Your best bet is to research the schools you’re interested in and look at what they offer in terms of assistantships. A good assistantship will cover tuition and provide a stipend. Assistantships generally come in three forms:
Research assistant (RA): As the name implies, the RA helps a professor with his/her research. Most of the time, only science departments offer RAships. Scholars in the humanities and social sciences primarily do research on their own, so they don’t need RA’s to help them.

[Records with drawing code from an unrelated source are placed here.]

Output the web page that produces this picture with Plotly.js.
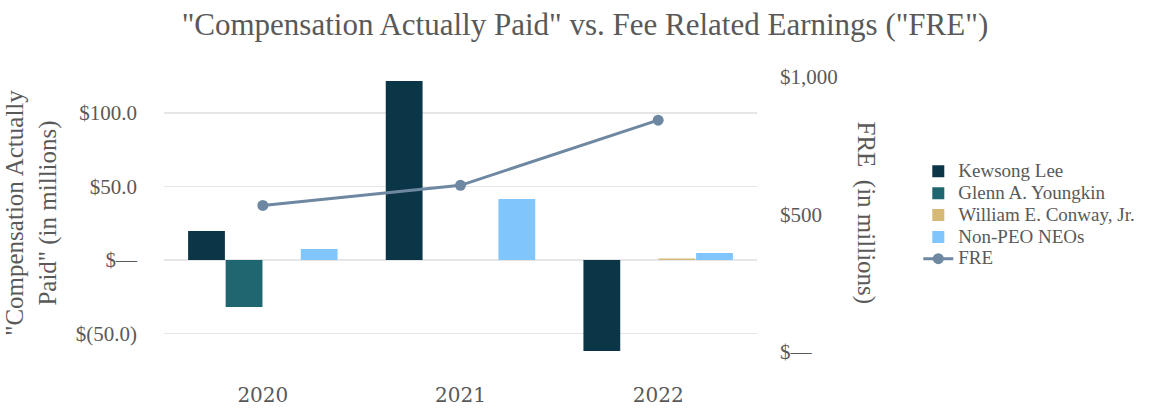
<!DOCTYPE html>
<html>
<head>
<meta charset="utf-8">
<script src="https://cdn.plot.ly/plotly-3.0.1.min.js"></script>
<style>html,body{margin:0;padding:0;background:#fff;}#chart{width:1156px;height:408px;}</style>
</head>
<body>
<div id="chart"></div>
<script>
const years = ['2020', '2021', '2022'];
const seriesNames = ['Kewsong Lee', 'Glenn A. Youngkin', 'William E. Conway, Jr.', 'Non-PEO NEOs', 'FRE'];
const kewsongLee = [19.7, 121.8, -62.0];
const glennYoungkin = [-32.0, 0, 0];
const williamConway = [0, 0, 1.0];
const nonPeoNeos = [7.5, 41.5, 4.8];
const fre = [533, 606, 843];

const leftTickVals = [-50, 0, 50, 100];
const leftTickText = ['$(50.0)', '$\u2014', '$50.0', '$100.0'];
const rightTickVals = [0, 500, 1000];
const rightTickText = ['$\u2014', '$500', '$1,000'];

const FONT = '"Liberation Serif", "DejaVu Serif", serif';
const WIDE = '"DejaVu Serif", serif';
const GREY = '#595959';

function legendName(n) { return '<span style="font-size:19px">' + n + '</span>'; }

function barTrace(name, values, color) {
  return {type: 'bar', name: legendName(name), x: years, y: values, marker: {color: color, line: {width: 0}}, yaxis: 'y', hoverinfo: 'skip'};
}

const traces = [
  barTrace(seriesNames[0], kewsongLee, '#0B3648'),
  barTrace(seriesNames[1], glennYoungkin, '#1F6670'),
  barTrace(seriesNames[2], williamConway, '#D6B877'),
  barTrace(seriesNames[3], nonPeoNeos, '#80C6FC'),
  {type: 'scatter', mode: 'lines+markers', name: legendName(seriesNames[4]), x: years, y: fre, yaxis: 'y2',
   line: {color: '#6E88A2', width: 3}, marker: {color: '#6E88A2', size: 11}, hoverinfo: 'skip'}
];

const layout = {
  width: 1156, height: 408,
  margin: {l: 164, r: 399, t: 69, b: 51},
  paper_bgcolor: '#fff', plot_bgcolor: '#fff',
  font: {family: FONT, color: GREY, size: 18},
  title: {text: '"Compensation Actually Paid" vs. Fee Related Earnings ("FRE")',
          font: {family: FONT, size: 31, color: GREY}, x: 0.506, xanchor: 'center', y: 0.94, yanchor: 'middle'},
  barmode: 'group', bargap: 0.24, bargroupgap: 0.02,
  showlegend: true,
  legend: {x: 1.272, xanchor: 'left', y: 0.70, yanchor: 'top', font: {family: FONT, size: 14.5, color: GREY},
           bgcolor: 'rgba(0,0,0,0)', tracegroupgap: 0, borderwidth: 0},
  xaxis: {type: 'category', range: [-0.5, 2.5], showgrid: false, zeroline: false, showline: false, ticks: '',
          tickfont: {family: WIDE, size: 20, color: GREY}, ticklabelstandoff: 24},
  yaxis: {range: [-66, 129.9], tickvals: leftTickVals, ticktext: leftTickText, showgrid: true, gridcolor: '#E6E6E6', gridwidth: 1.5,
          zeroline: false, showline: false, ticks: '', ticklabelstandoff: 26,
          tickfont: {family: FONT, size: 21, color: GREY},
          title: {text: '"Compensation Actually<br>Paid" (in millions)', font: {family: FONT, size: 25, color: GREY}, standoff: 12}},
  yaxis2: {overlaying: 'y', side: 'right', range: [-18.2, 1029], tickvals: rightTickVals, ticktext: rightTickText,
           showgrid: false, zeroline: false, showline: false, ticks: '', ticklabelstandoff: 22,
           tickfont: {family: FONT, size: 21, color: GREY}},
  annotations: [
    {text: 'FRE  (in millions)', xref: 'paper', yref: 'paper', x: 1.183, y: 0.5, xanchor: 'center', yanchor: 'middle',
     textangle: 90, showarrow: false, font: {family: FONT, size: 25, color: GREY}}
  ]
};

Plotly.newPlot('chart', traces, layout, {displayModeBar: false, staticPlot: true});
</script>
</body>
</html>
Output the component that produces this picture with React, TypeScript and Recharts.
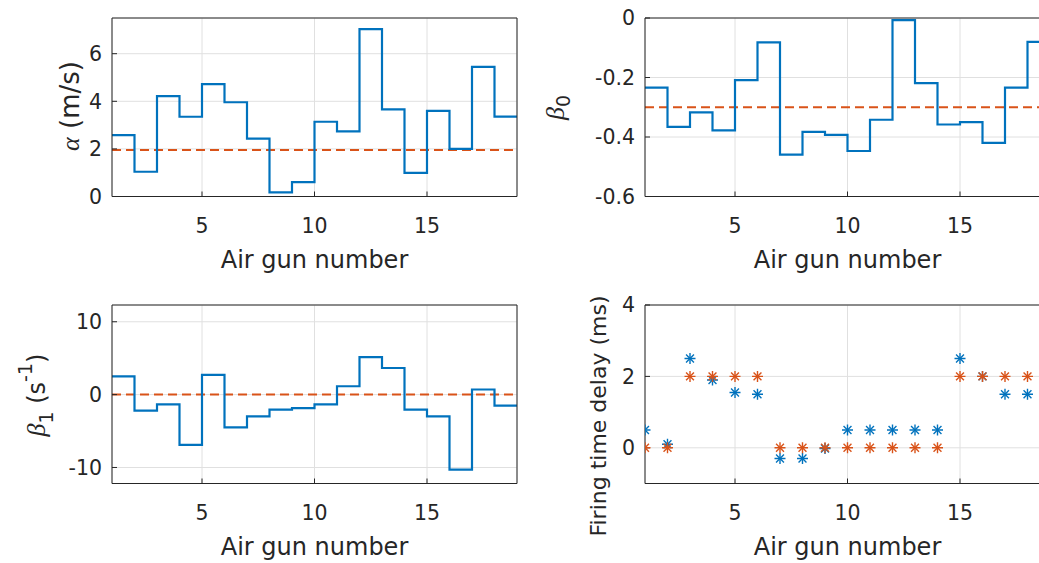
import React from 'react';
import {
  CartesianGrid,
  ComposedChart,
  Line,
  ReferenceLine,
  Scatter,
  XAxis,
  YAxis,
} from 'recharts';

const BLUE = '#0072BD';
const ORANGE = '#D95319';
const INK = '#262626';
const GRID = '#e0e0e0';
const FONT = '"DejaVu Sans", sans-serif';
const SERIF = '"Liberation Serif", serif';

// air gun numbers, plus the closing edge of the stairs
const gunNumbers = [1, 2, 3, 4, 5, 6, 7, 8, 9, 10, 11, 12, 13, 14, 15, 16, 17, 18];
const stairEnd = 19;
const xTicks = [5, 10, 15];

const alphaValues = [2.58, 1.04, 4.22, 3.35, 4.72, 3.96, 2.43, 0.17, 0.6, 3.14, 2.74, 7.03, 3.66, 0.99, 3.6, 2.0, 5.45, 3.36];
const alphaMean = 1.95;
const alphaTicks = [0, 2, 4, 6];

const beta0Values = [-0.234, -0.366, -0.317, -0.378, -0.209, -0.082, -0.459, -0.383, -0.393, -0.447, -0.342, -0.007, -0.219, -0.358, -0.35, -0.42, -0.234, -0.08];
const beta0Mean = -0.3;
const beta0Ticks = [-0.6, -0.4, -0.2, 0];

const beta1Values = [2.5, -2.2, -1.35, -6.9, 2.7, -4.5, -3.0, -2.05, -1.85, -1.35, 1.15, 5.15, 3.65, -2.05, -3.0, -10.3, 0.7, -1.5];
const beta1Mean = 0;
const beta1Ticks = [-10, 0, 10];

const delayEstimated = [0.5, 0.1, 2.5, 1.9, 1.55, 1.5, -0.3, -0.3, -0.02, 0.5, 0.5, 0.5, 0.5, 0.5, 2.5, 2, 1.5, 1.5];
const delayActual = [0, 0, 2, 2, 2, 2, 0, 0, 0, 0, 0, 0, 0, 0, 2, 2, 2, 2];
const delayTicks = [0, 2, 4];

// layout (page px)
const PW = 405;
const PH = 178.5;
const LEFT1 = 112;
const LEFT2 = 645;
const TOP1 = 18;
const TOP2 = 305;
const YW = 100;
const XH = 80;
const MT = 20;
const M = 4;
const EDGE = 1;

const stairs = (values: number[]) =>
  [...gunNumbers, stairEnd].map((x, i) => ({ x, v: values[Math.min(i, values.length - 1)] }));

const tickStyle = { fontSize: 20.5, fill: INK, fontFamily: FONT };

function Asterisk(props: any) {
  const { cx, cy, fill } = props;
  if (cx == null || cy == null) return null;
  const r = 5.5;
  const d = r * 0.72;
  return (
    <g stroke={fill} strokeWidth={1.4}>
      <line x1={cx - r} y1={cy} x2={cx + r} y2={cy} />
      <line x1={cx} y1={cy - r} x2={cx} y2={cy + r} />
      <line x1={cx - d} y1={cy - d} x2={cx + d} y2={cy + d} />
      <line x1={cx - d} y1={cy + d} x2={cx + d} y2={cy - d} />
    </g>
  );
}

function Panel({
  left,
  top,
  data,
  yDomain,
  yTicks,
  children,
}: {
  left: number;
  top: number;
  data?: any[];
  yDomain: [number, number];
  yTicks: number[];
  children: React.ReactNode;
}) {
  const W = YW + PW + EDGE + M;
  const H = MT + EDGE + PH + XH;
  return (
    <div style={{ position: 'absolute', left: left - YW, top: top - MT - EDGE }}>
      <ComposedChart width={W} height={H} data={data} margin={{ top: MT, right: M, left: 0, bottom: 0 }}>
        <CartesianGrid stroke={GRID} strokeWidth={1} />
        <XAxis
          dataKey="x"
          type="number"
          domain={[1, 19]}
          ticks={xTicks}
          allowDataOverflow
          height={XH}
          tick={tickStyle}
          tickSize={-5}
          tickMargin={27}
          axisLine={{ stroke: INK }}
          tickLine={{ stroke: INK }}
        />
        <XAxis
          xAxisId="top"
          orientation="top"
          type="number"
          domain={[1, 19]}
          ticks={xTicks}
          allowDataOverflow
          height={EDGE}
          tick={false}
          tickSize={-5}
          axisLine={{ stroke: INK }}
          tickLine={{ stroke: INK }}
        />
        <YAxis
          type="number"
          domain={yDomain}
          ticks={yTicks}
          allowDataOverflow
          width={YW}
          tick={tickStyle}
          tickSize={-5}
          tickMargin={15}
          axisLine={{ stroke: INK }}
          tickLine={{ stroke: INK }}
          interval={0}
        />
        <YAxis
          yAxisId="r"
          orientation="right"
          type="number"
          domain={yDomain}
          ticks={yTicks}
          allowDataOverflow
          width={EDGE}
          tick={false}
          tickSize={-5}
          axisLine={{ stroke: INK }}
          tickLine={{ stroke: INK }}
        />
        {children}
      </ComposedChart>
    </div>
  );
}

function StepPanel({ left, top, values, mean, yDomain, yTicks }: any) {
  return (
    <Panel left={left} top={top} data={stairs(values)} yDomain={yDomain} yTicks={yTicks}>
      <ReferenceLine y={mean} stroke={ORANGE} strokeWidth={2} strokeDasharray="9 5" />
      <Line
        type="stepAfter"
        dataKey="v"
        stroke={BLUE}
        strokeWidth={2.2}
        dot={false}
        activeDot={false}
        isAnimationActive={false}
      />
    </Panel>
  );
}

const estimatedRows = gunNumbers.map((x, i) => ({ x, y: delayEstimated[i] }));
const actualRows = gunNumbers.map((x, i) => ({ x, y: delayActual[i] }));

export default function App() {
  const cx1 = LEFT1 + PW / 2;
  const cx2 = LEFT2 + PW / 2;
  const labelStyle = { fontFamily: FONT, fill: INK } as const;
  return (
    <div
      style={{
        position: 'absolute',
        left: 0,
        top: 0,
        width: 1039,
        height: 563,
        overflow: 'hidden',
        background: '#fff',
      }}
    >
      <StepPanel left={LEFT1} top={TOP1} values={alphaValues} mean={alphaMean} yDomain={[0, 7.5]} yTicks={alphaTicks} />
      <StepPanel left={LEFT2} top={TOP1} values={beta0Values} mean={beta0Mean} yDomain={[-0.6, 0]} yTicks={beta0Ticks} />
      <StepPanel left={LEFT1} top={TOP2} values={beta1Values} mean={beta1Mean} yDomain={[-12.2, 12.3]} yTicks={beta1Ticks} />
      <Panel left={LEFT2} top={TOP2} yDomain={[-1, 4]} yTicks={delayTicks}>
        <Scatter data={estimatedRows} dataKey="y" fill={BLUE} shape={<Asterisk />} isAnimationActive={false} />
        <Scatter data={actualRows} dataKey="y" fill={ORANGE} shape={<Asterisk />} isAnimationActive={false} />
      </Panel>

      <svg
        width={1039}
        height={563}
        style={{ position: 'absolute', left: 0, top: 0, pointerEvents: 'none' }}
        xmlSpace="preserve"
      >
        <g {...labelStyle} fontSize={24} textAnchor="middle">
          <text x={cx1} y={TOP1 + PH + 71.5}>Air gun number</text>
          <text x={cx2} y={TOP1 + PH + 71.5}>Air gun number</text>
          <text x={cx1} y={TOP2 + PH + 71.5}>Air gun number</text>
          <text x={cx2} y={TOP2 + PH + 71.5}>Air gun number</text>

          <text transform={`translate(79,106) rotate(-90)`} fontSize={26}>
            <tspan fontFamily={SERIF} fontStyle="italic" fontSize={26}>α</tspan>
            <tspan> (m/s)</tspan>
          </text>

          <text transform={`translate(564,107.5) rotate(-90)`}>
            <tspan fontFamily={SERIF} fontStyle="italic" fontSize={26}>β</tspan>
            <tspan fontSize={19} dy={6}>0</tspan>
          </text>

          <text transform={`translate(45,395) rotate(-90)`}>
            <tspan fontFamily={SERIF} fontStyle="italic" fontSize={26}>β</tspan>
            <tspan fontSize={19} dy={8}>1</tspan>
            <tspan dy={-8}> (s</tspan>
            <tspan fontSize={19} dy={-13}>-1</tspan>
            <tspan dy={13}>)</tspan>
          </text>

          <text transform={`translate(606,416) rotate(-90)`} fontSize={22}>
            Firing time delay (ms)
          </text>
        </g>
      </svg>
    </div>
  );
}
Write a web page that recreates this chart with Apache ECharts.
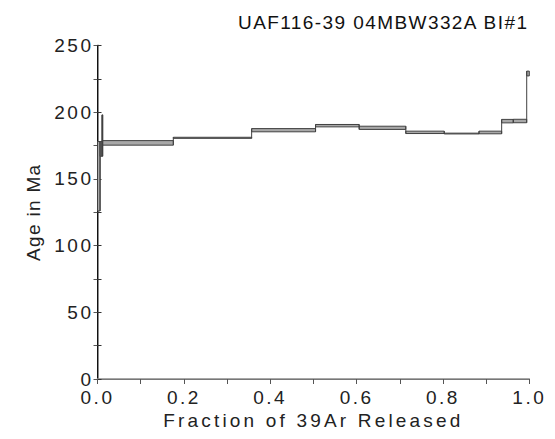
<!DOCTYPE html>
<html><head><meta charset="utf-8">
<script src="https://cdn.jsdelivr.net/npm/echarts@6/dist/echarts.min.js"></script>
<style>html,body{margin:0;padding:0;background:#fff}#c{width:555px;height:439px}</style>
</head><body><div id="c"></div>
<script>
const titleText = 'UAF116-39 04MBW332A BI#1';
const xName = 'Fraction of 39Ar Released';
const yName = 'Age in Ma';
// cumulative fraction of 39Ar at the end of each step
const stepEnds = [0.006, 0.0105, 0.012, 0.1756, 0.357, 0.505, 0.606, 0.714, 0.803, 0.8835, 0.936, 0.963, 0.994, 1.0];
// apparent age of each step (Ma)
const ages = [152, 172.5, 182.5, 177.0, 180.8, 186.5, 189.9, 188.3, 184.9, 184.0, 184.8, 193.3, 193.4, 229.0];
// error half-height of each step (Ma)
const errs = [26, 5.5, 15.5, 1.7, 0.4, 1.2, 0.9, 1.2, 0.9, 0.3, 1.0, 1.3, 1.3, 1.8];
const xTicks = [0, 0.2, 0.4, 0.6, 0.8, 1.0];
const yTicks = [0, 50, 100, 150, 200, 250];

const data = [];
let prevLo = null, prevHi = null, start = 0;
for (let i = 0; i < ages.length; i++) {
  const lo = ages[i] - errs[i], hi = ages[i] + errs[i];
  data.push([start, stepEnds[i], lo, hi,
    prevLo === null ? lo : Math.min(lo, prevLo),
    prevHi === null ? hi : Math.max(hi, prevHi)]);
  prevLo = lo; prevHi = hi; start = stepEnds[i];
}

function renderItem(params, api) {
  const p0 = api.coord([api.value(0), api.value(3)]);
  const p1 = api.coord([api.value(1), api.value(2)]);
  const c0 = api.coord([api.value(0), api.value(4)]);
  const c1 = api.coord([api.value(0), api.value(5)]);
  return {type: 'group', children: [
    {type: 'rect', shape: {x: p0[0], y: p0[1], width: p1[0] - p0[0], height: Math.max(p1[1] - p0[1], 0.8)},
     style: {fill: '#a8a8a8', stroke: '#404040', lineWidth: 1}},
    {type: 'line', shape: {x1: c0[0], y1: c0[1], x2: c1[0], y2: c1[1]},
     style: {stroke: '#404040', lineWidth: 1}}
  ]};
}

const FONT = 'Liberation Sans, Arial, sans-serif';
const chart = echarts.init(document.getElementById('c'), null, {renderer: 'svg'});
chart.setOption({
  animation: false,
  backgroundColor: '#fff',
  title: {text: titleText, left: 233, top: 8,
    textStyle: {fontSize: 19, fontWeight: 'normal', color: '#111', fontFamily: FONT}},
  grid: {left: 97.5, right: 25.7, top: 45.5, bottom: 60},
  xAxis: [{
    type: 'value', min: 0, max: 1, interval: 0.1, position: 'bottom',
    axisLine: {show: true, lineStyle: {color: '#8a8a8a', width: 1.5}},
    axisTick: {show: true, length: 5, lineStyle: {color: '#555'}},
    axisLabel: {margin: 12, fontSize: 19, lineHeight: 12, color: '#222', fontFamily: FONT,
      formatter: v => xTicks.some(t => Math.abs(t - v) < 1e-6) ? v.toFixed(1) : ''},
    splitLine: {show: false},
    name: xName, nameLocation: 'middle', nameGap: 23,
    nameTextStyle: {fontSize: 19, color: '#222', fontFamily: FONT}
  }, {
    type: 'value', min: 0, max: 1, position: 'top',
    axisLine: {show: true, lineStyle: {color: '#777', width: 1.2}},
    axisTick: {show: false}, axisLabel: {show: false}, splitLine: {show: false}
  }],
  yAxis: [{
    type: 'value', min: 0, max: 250, interval: 25, position: 'left',
    axisLine: {show: true, lineStyle: {color: '#8c8c8c', width: 2}},
    axisTick: {show: true, length: 4, lineStyle: {color: '#555'}},
    axisLabel: {margin: 4, fontSize: 19, lineHeight: 12, color: '#222', fontFamily: FONT,
      formatter: v => yTicks.indexOf(v) >= 0 ? String(v) : ''},
    splitLine: {show: false},
    name: yName, nameLocation: 'middle', nameGap: 55, nameRotate: 90,
    nameTextStyle: {fontSize: 19, color: '#222', fontFamily: FONT}
  }, {
    type: 'value', min: 0, max: 250, interval: 25, position: 'right',
    axisLine: {show: true, lineStyle: {color: '#111', width: 1}},
    axisTick: {show: true, length: 4, lineStyle: {color: '#333'}},
    axisLabel: {show: false}, splitLine: {show: false}
  }],
  series: [{
    type: 'custom', renderItem: renderItem, data: data,
    encode: {x: [0, 1], y: [2, 3]}, clip: true, silent: true
  }]
});

function spaceText() {
  document.querySelectorAll('#c svg text').forEach(t => {
    const s = t.textContent;
    let target = null;
    if (s === titleText) target = 289;
    else if (s === xName) target = 297;
    else if (s === yName) target = 96;
    if (target) {
      t.removeAttribute('letter-spacing');
      const len = t.getComputedTextLength();
      const sp = Math.max(0, (target - len) / (s.length - 1));
      t.setAttribute('letter-spacing', sp.toFixed(2));
    } else if (/^[0-9.]+$/.test(s)) {
      t.setAttribute('letter-spacing', '2.5');
    }
  });
}
chart.getZr().flush && chart.getZr().flush();
spaceText();
setTimeout(spaceText, 50);
</script>
</body></html>
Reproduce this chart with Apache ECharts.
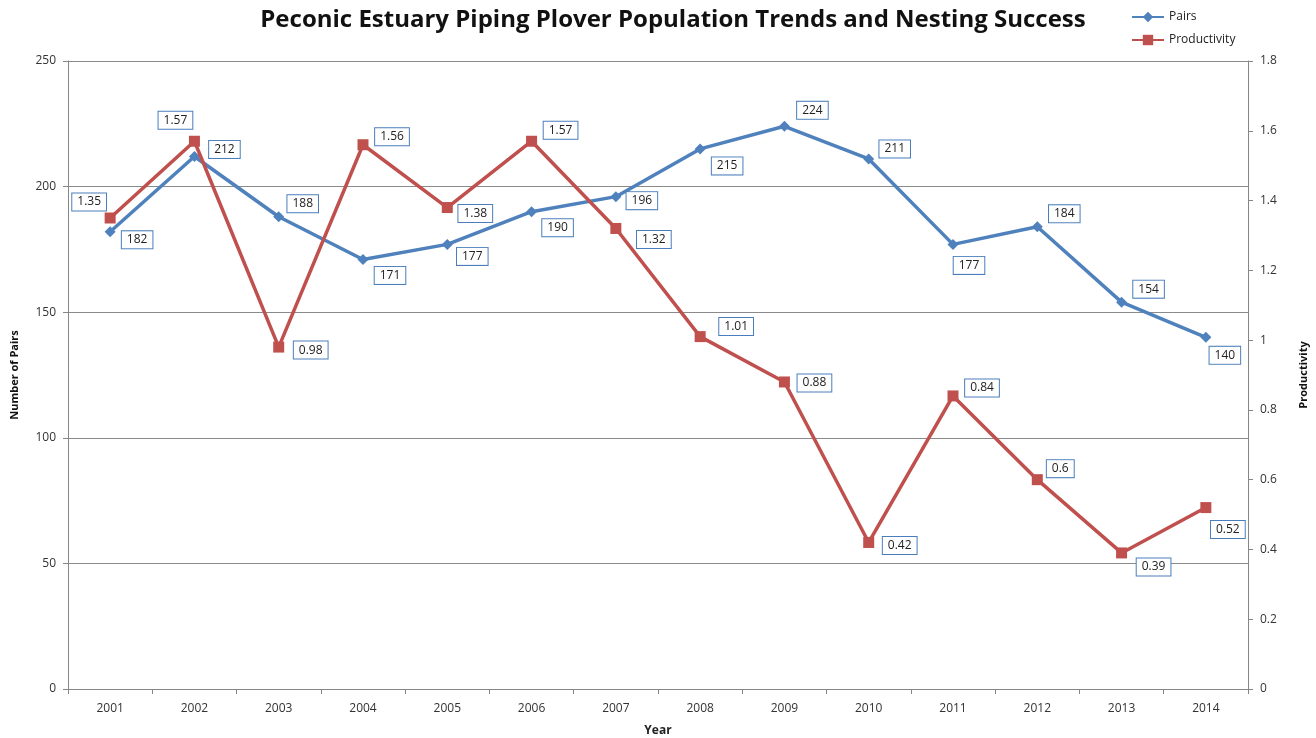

Teaching assistant (TA): TA’s come in two varieties. The first type of TA independently teaches a lower level class of his/her own (although most TA’s spend a year training under a professor before assuming complete control of a classroom). The second type of TA doesn’t teach his/her own class. Instead, these TA’s assist the professor of record by proctoring exams, supervising lab sessions, and subbing in for the professor in his/her absence.
Graduate assistant (GA): A GA works in an administrative office. Most grad students hold GAships in their academic departments, but, depending on the school, a GA can also work in student services type positions in the admissions office or the library.
Resident Director (RD): An RD’s responsibilities include (but are not limited to) training RA’s, planning hall socials, and monitoring and disciplining the dorm residents. .
If you have applied to grad school and you didn’t get an assistantship, then don’t go, because an assistantship represents the department’s level of confidence in you. Ideally, the school should be willing to pay all or part of your tuition through an assistantship because they are duly impressed by your talents and want to recruit you as a scholar in training in their department.
With that said, it is possible to obtain other sources of funding, such as scholarships from your home institution, but these will be more limited and harder to get than an assistantship.